An diesen Bildern beschädigten Lebens überzeugen die sichere Perspektive und die unaufdringliche Beschreibungskunst der Autorin. Sie berichtet aus der Sicht von Menschen, für die es im lichtdurchfluteten Italien keine Sonne gibt, keine Hoffnung. Sie beschreibt so knapp, präzise und doch farbig, wie man nur beschreiben kann, wenn einem die geschilderten Lebensumstände vertraut sind. Sie beschönigt nichts und verschweigt auch nicht ihren Widerwillen gegen das Elend. Ihre Prosa ist kunstvoll und poetisch, ohne die Gegenstände in einem falschen Glanz erscheinen zu lassen.

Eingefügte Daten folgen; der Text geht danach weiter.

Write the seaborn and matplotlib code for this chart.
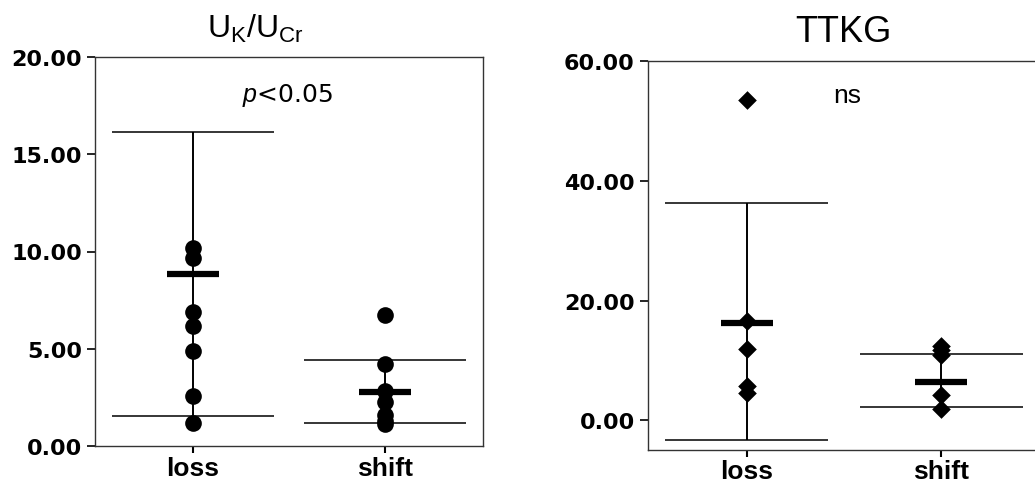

Leider ist die jetzt bei Hanser erschienene Auswahl von fünf Mailänder Texten sehr schmal ausgefallen. Und leider verschweigt der Verlag, daß vor vielen Jahren schon einmal eine Übertragung von Städtebildern der Autorin erschienen ist, die man mit viel Glück noch in Bibliotheken auftreiben kann. Anna Maria Orteses preisgekrönter Erzählungsband „Il mare non bagna Napoli“ wurde 1955 bei S. Fischer unter dem Titel „Neapel – Stadt ohne Gnade“ verlegt.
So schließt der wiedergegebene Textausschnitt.